I did not gag. I like fruitcake. Nay – I LOVE fruitcake. I’ve already made two loaves from my mother’s recipe (which are wrapped in bourbon-soaked cheesecloth and aluminum foil in the fridge). And I have a second recipe for an orange fruitcake that I am likely to make, which doesn’t use the mixed candied fruit, but relies on dried fruits and candied orange peel alone.
Well, now you’re talking! Did you know that highly civilized and cultivated people like fruitcakes 😀 ? What finer pleasure than to savor a small piece, nibble by nibble, with some warm Darjeeling on a winter afternoon? Homemade is the only way to go.
Yes, I gagged. Your post is wonderful, but I’m not going to seek out fruitcake anytime soon. Truthfully — not ever. That’s more for the rest of you who love it!
Well, I must admit I’m disappointed, Mary Lee.
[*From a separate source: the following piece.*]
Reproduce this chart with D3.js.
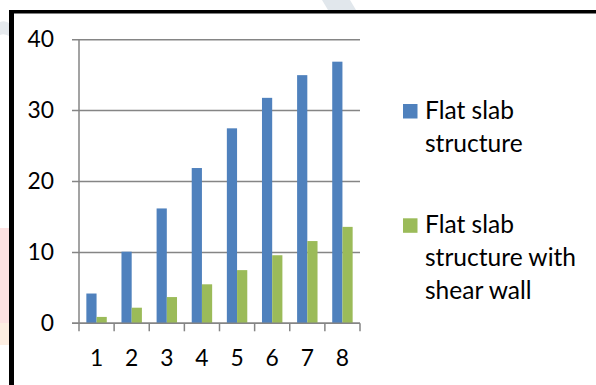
<!DOCTYPE html>
<html>
<head>
<meta charset="utf-8">
<script src="https://cdn.jsdelivr.net/npm/d3@7"></script>
<style>
  html, body { margin: 0; padding: 0; background: #fff; }
  svg { display: block; }
  text { font-family: Lato, "Open Sans", sans-serif; fill: #000; }
</style>
</head>
<body>
<svg id="chart" width="596" height="385"></svg>
<script>
const categories = ["1", "2", "3", "4", "5", "6", "7", "8"];
const seriesNames = ["Flat slab structure", "Flat slab structure with shear wall"];
const flatSlab = [4.2, 10.1, 16.2, 21.9, 27.5, 31.8, 35.0, 36.9];
const flatSlabShearWall = [0.9, 2.2, 3.7, 5.5, 7.5, 9.6, 11.6, 13.6];
const yTicks = [0, 10, 20, 30, 40];
const legendLines = [["Flat slab", "structure"], ["Flat slab", "structure with", "shear wall"]];
const colors = ["#4F81BD", "#9BBB59"];

const svg = d3.select("#chart");

// fit font sizes to the reference text widths
function fitSize(str, targetWidth) {
  const t = svg.append("text").attr("font-size", 100).text(str);
  const w = t.node().getComputedTextLength();
  t.remove();
  return 100 * targetWidth / w;
}
const tickSize = fitSize("40", 26.5);
const legendSize = (fitSize("structure with", 151) + fitSize("Flat slab", 89)) / 2;

// faint background watermark fragments outside the frame
svg.append("path").attr("d", "M322,0 L350,0 L356,10 L328,10 Z").attr("fill", "#e1e7ec");
svg.append("path").attr("d", "M0,22 Q6,20 10,24 L9,36 Q4,33 0,35 Z").attr("fill", "#e6eaee");
svg.append("rect").attr("x", 0).attr("y", 228).attr("width", 9).attr("height", 95).attr("fill", "#fde2e2");
svg.append("rect").attr("x", 0).attr("y", 323).attr("width", 9).attr("height", 22).attr("fill", "#fdeee2");

// frame (top & left only visible)
svg.append("rect").attr("x", 9).attr("y", 10).attr("width", 5).attr("height", 375).attr("fill", "#000");
svg.append("rect").attr("x", 9).attr("y", 10).attr("width", 587).attr("height", 3.5).attr("fill", "#000");

const x0 = 79, x1 = 360, yTop = 39.7, yBot = 323.3;
const x = d3.scaleBand().domain(categories).range([x0, x1]).padding(0);
const xs = d3.scaleBand().domain(seriesNames).range([0, x.bandwidth()]).paddingInner(0).paddingOuter(0.72);
const y = d3.scaleLinear().domain([0, 40]).range([yBot, yTop]);

const grid = "#858585";

// gridlines + y axis ticks
svg.append("g").selectAll("line").data(yTicks).join("line")
  .attr("x1", x0 - 7).attr("x2", x1)
  .attr("y1", d => y(d)).attr("y2", d => y(d))
  .attr("stroke", grid).attr("stroke-width", 1.5);

// y axis line
svg.append("line").attr("x1", x0).attr("x2", x0).attr("y1", yTop).attr("y2", yBot)
  .attr("stroke", grid).attr("stroke-width", 1.5);

// bars
const data = categories.map((c, i) => ({ c, vals: [flatSlab[i], flatSlabShearWall[i]] }));
const groups = svg.append("g").selectAll("g").data(data).join("g")
  .attr("transform", d => `translate(${x(d.c)},0)`);
groups.selectAll("rect").data(d => d.vals.map((v, j) => ({ v, s: seriesNames[j], j })))
  .join("rect")
  .attr("x", d => xs(d.s))
  .attr("width", xs.bandwidth())
  .attr("y", d => y(d.v))
  .attr("height", d => yBot - y(d.v))
  .attr("fill", d => colors[d.j]);

// x axis line & ticks
svg.append("line").attr("x1", x0 - 7).attr("x2", x1).attr("y1", yBot).attr("y2", yBot)
  .attr("stroke", grid).attr("stroke-width", 1.5);
const boundaries = categories.map(c => x(c)).concat([x1]);
svg.append("g").selectAll("line").data(boundaries).join("line")
  .attr("x1", d => d).attr("x2", d => d).attr("y1", yBot).attr("y2", yBot + 8)
  .attr("stroke", grid).attr("stroke-width", 1.5);

// y labels
svg.append("g").selectAll("text").data(yTicks).join("text")
  .attr("x", 54).attr("y", d => y(d) + 7.5)
  .attr("text-anchor", "end").attr("font-size", tickSize)
  .text(d => d);

// x labels
svg.append("g").selectAll("text").data(categories).join("text")
  .attr("x", d => x(d) + x.bandwidth() / 2).attr("y", 366)
  .attr("text-anchor", "middle").attr("font-size", tickSize)
  .text(d => d);

// legend
const legendTop = [104, 218.3];
const legend = svg.append("g");
seriesNames.forEach((s, i) => {
  legend.append("rect").attr("x", 403).attr("y", legendTop[i]).attr("width", 14.5).attr("height", 14.5).attr("fill", colors[i]);
  const t = legend.append("text").attr("x", 425).attr("font-size", legendSize);
  legendLines[i].forEach((ln, k) => {
    t.append("tspan").attr("x", 425).attr("y", legendTop[i] + 15 + k * 32.8).text(ln);
  });
});
</script>
</body>
</html>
I thought, you, of all people . . .
Happy, happy holidays, Jama! *hug* It’s my favorite time of the year and I am getting excited at the thought of Christmas-related posts from you. 😀
Into the Wardrobe
Hey there, Tarie! How are things going out your way? My teddy bear elves are helping me cook up some holiday treats to share with you. But watch out for that mistletoe!
Now that is one thorough piece on Fruitcake! Funny comic too! I’m not sure I’ve ever tried it, probably because of its “reputation”! :0)
A fruitcake virgin in our midst! Don’t let its “reputation” deter you from trying it. I mean, just think of all that booze and those Irish tenors . . .
Hoarding the Fruitcake
I couldn’t agree with you more, Jama. A good-quality, homemade fruitcake is something to be hoarded. Actually, the same goes for a good piece of fruit (as opposed to a diet rich in chocolate) and a good steak. I was probably 25 before having my first “real” steak and some years after that, became one of the 25 recipients of Mrs. Sterling’s homemade fruitcake — and found out what all the fuss was about. :o) Lois
Re: Hoarding the Fruitcake
Yay, another fruitcake lover. Seems we’re in the minority!